Estratégias e tecnologia que fomentam a produção de café
No Paraná, uma das ferramentas para driblar as adversidades climáticas é a aplicação de técnicas que ajudam a explorar o melhor potencial da planta. Com a irregularidade das chuvas, em anos de baixo regime hídrico os pés de café se debilitam, resguardando energia e, consequentemente, produzindo menos. É aí que entra a irrigação. “Nesse ponto aplicamos a irrigação, tecnologia em que você molha a planta por gotejamento, mantendo o vigor. E também a fertirrigação, em que se usa a nutrição através da água, levando o nutriente que a planta precisa, o fertilizante, junto com a água”, explica Paulo Franzini.
As técnicas reduzem o risco de perder produção por falta de chuva. Não são baratas e exigem capacitação dos produtores, mas estão sendo buscadas e aplicadas com mais vigor, já que muitos agricultores perderam produção em decorrência da estiagem – estima-se que a falta de água adequada e no volume certo é responsável por perdas entre 15% e 20% do café em uma safra no Brasil. Existem programas governamentais do estado que auxiliam na obtenção de financiamento sem juros para o investimento necessário na lavoura, como o Banco do Agricultor Paranaense.
A cafeicultora Silvana Santos Marcomini Fávaro, de Ivaiporã, noroeste do Paraná, investiu em tecnologia na irrigação aproveitando as linhas de crédito do fundo e, literalmente, salvou a lavoura de café para a safra atual. Ela faz parte do time de pequenos produtores paranaenses de café que se concentram principalmente nas regiões paranaenses do Norte Pioneiro e no Vale do Ivaí.
Depois de três anos em que as geadas e a estiagem comprometeram a maior parte da produção de Silvana, ela implantou a técnica e espera colher nesta safra 800 sacas de café em coco nos 2 alqueires onde cultiva a planta. Muito acima das 50 e 150 sacas colhidas durante os dois últimos ciclos.
A cultura da família, que atua com produção cafeeira há mais de 30 anos, carecia de inovação. “Era plantio antigo, não dava o retorno necessário”, comenta a produtora. A primeira providência foi renovar a lavoura com o uso de lavador e secador, e secagem ao sol em terreno suspenso, com sombrite, que mantém a qualidade da bebida. O resultado veio de imediato e a família conseguiu o primeiro lugar no concurso Prêmio Café Qualidade, do IDR-Paraná, em 2018.
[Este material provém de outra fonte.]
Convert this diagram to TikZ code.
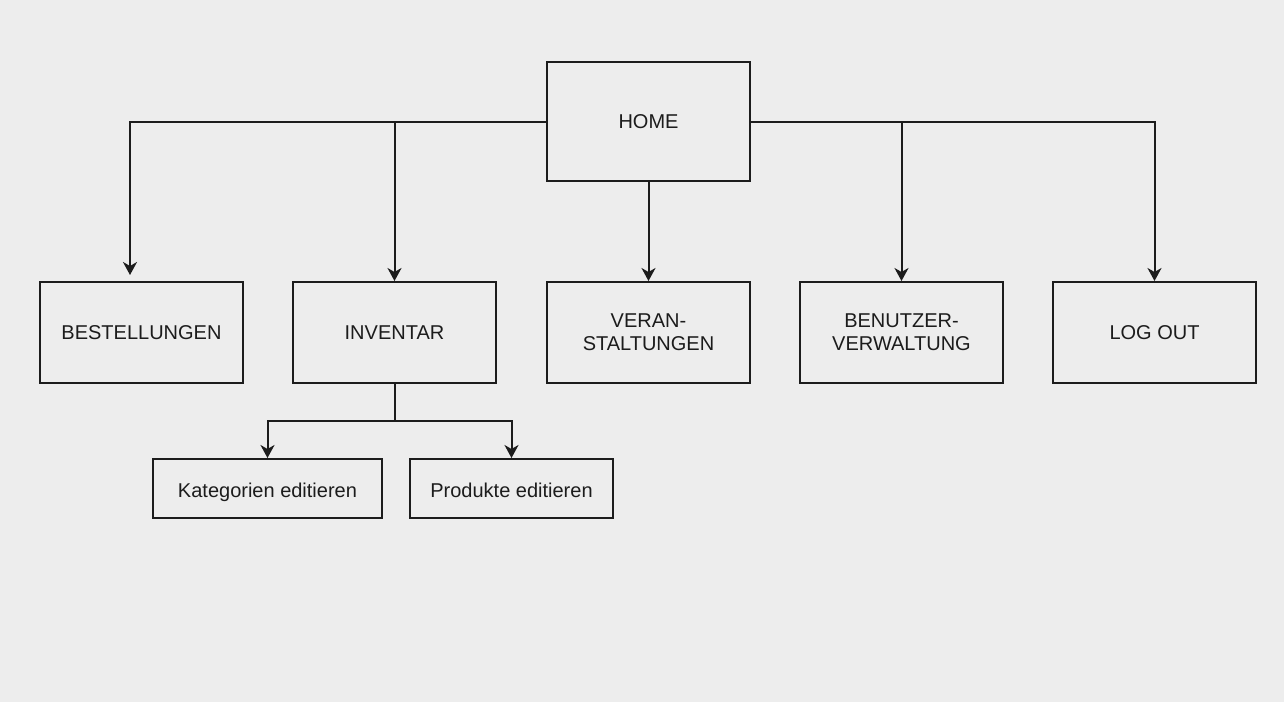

Depois vieram geadas e secas que tinham todo o potencial para desanimar a agricultora. Mas o desafio serviu de incentivo para buscar novas alternativas. “A seca fez o café quase morrer, quase perdemos todo o plantio, então decidimos colocar irrigação”, conta. Foram investidos R$ 157 mil na tecnologia, que promete os bons resultados para a safra que começa em breve. “Depois de anos difíceis, a irrigação foi uma resposta ao sofrimento da seca”, diz Silvana.
Assim como Silvana, os produtores que investiram em irrigação estão conseguindo bons resultados. E devem colher frutos em anos de condições climáticas desfavoráveis, inclusive pela diversificação da produção tendendo também para os cafés especiais, que já ocupam parte das lavouras do Norte do Paraná, principalmente.
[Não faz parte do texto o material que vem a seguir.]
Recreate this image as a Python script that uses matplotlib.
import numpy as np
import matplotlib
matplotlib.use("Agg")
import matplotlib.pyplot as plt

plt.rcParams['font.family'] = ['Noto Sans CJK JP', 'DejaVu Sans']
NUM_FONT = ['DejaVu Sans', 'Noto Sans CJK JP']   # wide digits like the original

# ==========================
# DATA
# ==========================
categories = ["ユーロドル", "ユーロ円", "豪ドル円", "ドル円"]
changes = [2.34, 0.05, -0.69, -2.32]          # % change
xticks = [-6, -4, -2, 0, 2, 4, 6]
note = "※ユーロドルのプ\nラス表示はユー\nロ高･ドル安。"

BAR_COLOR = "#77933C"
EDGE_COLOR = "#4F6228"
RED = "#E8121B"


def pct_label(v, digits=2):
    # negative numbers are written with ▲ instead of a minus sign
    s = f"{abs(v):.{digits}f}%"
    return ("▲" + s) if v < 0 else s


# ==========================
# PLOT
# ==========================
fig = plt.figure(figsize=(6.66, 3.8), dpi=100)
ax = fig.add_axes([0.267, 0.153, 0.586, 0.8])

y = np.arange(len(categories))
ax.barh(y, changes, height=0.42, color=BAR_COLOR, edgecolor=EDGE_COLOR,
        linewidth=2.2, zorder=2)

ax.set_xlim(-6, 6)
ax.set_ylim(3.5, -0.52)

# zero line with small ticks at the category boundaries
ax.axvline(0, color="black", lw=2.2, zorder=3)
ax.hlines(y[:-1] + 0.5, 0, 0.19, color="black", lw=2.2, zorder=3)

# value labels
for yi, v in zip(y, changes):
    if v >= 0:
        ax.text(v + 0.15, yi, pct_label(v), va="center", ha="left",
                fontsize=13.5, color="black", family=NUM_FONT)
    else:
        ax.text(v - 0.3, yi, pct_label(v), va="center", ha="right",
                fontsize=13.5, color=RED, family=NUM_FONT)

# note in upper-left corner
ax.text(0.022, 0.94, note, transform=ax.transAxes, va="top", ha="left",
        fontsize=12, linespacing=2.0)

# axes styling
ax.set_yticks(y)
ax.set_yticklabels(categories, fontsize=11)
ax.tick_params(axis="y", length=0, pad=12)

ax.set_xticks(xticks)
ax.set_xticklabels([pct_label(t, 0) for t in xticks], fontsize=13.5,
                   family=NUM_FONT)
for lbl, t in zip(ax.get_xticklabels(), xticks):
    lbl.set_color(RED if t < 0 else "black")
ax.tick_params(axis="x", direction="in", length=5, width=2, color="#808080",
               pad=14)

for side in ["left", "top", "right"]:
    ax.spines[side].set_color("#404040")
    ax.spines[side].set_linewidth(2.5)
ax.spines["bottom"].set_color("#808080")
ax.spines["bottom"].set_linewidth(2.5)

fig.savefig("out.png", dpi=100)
Diferente do café commodity, tradicional, o segmento de cafés especiais tem conseguido conquistar mais espaço nas exportações, além de ver aumento de consumo no mercado interno. “O preço recebido pelo produtor que produz café especial é muito mais atrativo que o café commodity. Claro que os produtores não vão conseguir 100% da safra de especiais, mas eles estão procurando aumentar a quantidade. Se conseguirem produzir 30% de especiais e, no resto, produzir um café tradicional, mas de padrão melhor, já se beneficiam. No final das contas, o que está dando sustentabilidade para os produtores é a melhoria da qualidade”, avalia Paulo Franzini.